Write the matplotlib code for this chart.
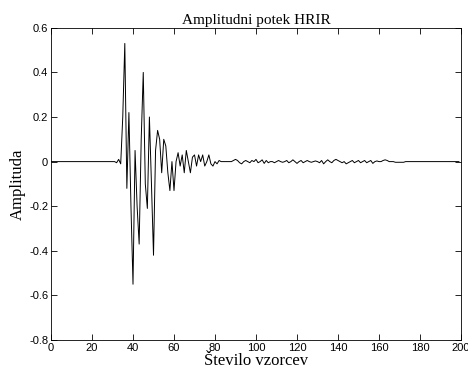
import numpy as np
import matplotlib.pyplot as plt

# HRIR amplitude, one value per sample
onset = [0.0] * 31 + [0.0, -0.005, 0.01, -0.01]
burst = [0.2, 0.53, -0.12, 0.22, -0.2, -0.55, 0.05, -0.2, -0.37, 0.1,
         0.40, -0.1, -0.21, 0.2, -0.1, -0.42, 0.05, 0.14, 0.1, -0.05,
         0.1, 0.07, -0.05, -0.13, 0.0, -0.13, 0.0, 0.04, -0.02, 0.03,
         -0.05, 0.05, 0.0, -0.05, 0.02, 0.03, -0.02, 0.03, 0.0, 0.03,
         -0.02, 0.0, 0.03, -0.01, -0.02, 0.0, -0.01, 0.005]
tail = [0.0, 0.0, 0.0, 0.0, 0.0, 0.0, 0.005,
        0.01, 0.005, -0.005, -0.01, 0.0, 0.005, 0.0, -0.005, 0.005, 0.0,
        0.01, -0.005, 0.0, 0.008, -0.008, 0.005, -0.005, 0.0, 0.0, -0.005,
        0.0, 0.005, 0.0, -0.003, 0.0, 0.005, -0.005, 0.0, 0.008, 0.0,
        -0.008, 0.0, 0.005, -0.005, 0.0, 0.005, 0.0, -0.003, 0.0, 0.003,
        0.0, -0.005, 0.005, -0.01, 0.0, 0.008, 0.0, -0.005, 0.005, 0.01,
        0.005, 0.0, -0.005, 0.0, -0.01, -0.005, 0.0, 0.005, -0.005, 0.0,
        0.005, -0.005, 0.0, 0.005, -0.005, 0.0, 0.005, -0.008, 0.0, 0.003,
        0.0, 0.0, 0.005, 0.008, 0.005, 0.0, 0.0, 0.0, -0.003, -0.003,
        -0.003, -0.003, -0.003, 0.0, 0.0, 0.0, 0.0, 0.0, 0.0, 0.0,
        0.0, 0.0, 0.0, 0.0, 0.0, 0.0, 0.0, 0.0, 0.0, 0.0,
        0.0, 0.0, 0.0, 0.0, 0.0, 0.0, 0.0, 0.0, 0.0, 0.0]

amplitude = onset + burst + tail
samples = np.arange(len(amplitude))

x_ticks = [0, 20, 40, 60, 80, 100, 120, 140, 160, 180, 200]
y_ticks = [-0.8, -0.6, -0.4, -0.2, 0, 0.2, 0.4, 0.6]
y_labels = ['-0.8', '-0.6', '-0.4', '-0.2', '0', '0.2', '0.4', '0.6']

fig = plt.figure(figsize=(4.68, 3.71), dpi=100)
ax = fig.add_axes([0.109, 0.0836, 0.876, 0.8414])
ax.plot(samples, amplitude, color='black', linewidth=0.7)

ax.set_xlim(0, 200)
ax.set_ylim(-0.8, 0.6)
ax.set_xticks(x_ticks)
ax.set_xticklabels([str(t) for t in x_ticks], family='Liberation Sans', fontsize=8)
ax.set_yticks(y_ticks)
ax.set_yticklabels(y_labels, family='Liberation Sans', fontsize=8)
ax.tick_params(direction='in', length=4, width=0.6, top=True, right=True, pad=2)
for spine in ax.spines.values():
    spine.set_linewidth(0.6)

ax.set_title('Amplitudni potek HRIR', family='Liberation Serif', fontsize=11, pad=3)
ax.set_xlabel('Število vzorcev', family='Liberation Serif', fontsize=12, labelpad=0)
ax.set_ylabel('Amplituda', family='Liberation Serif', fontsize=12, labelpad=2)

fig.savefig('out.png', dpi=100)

::::::::

Copy exactly the lines running from the beginning of the listing through the line that has "import matplotlib.pyplot as plt". Drop the pictures.

Write the matplotlib code for this chart.
import numpy as np
import matplotlib.pyplot as plt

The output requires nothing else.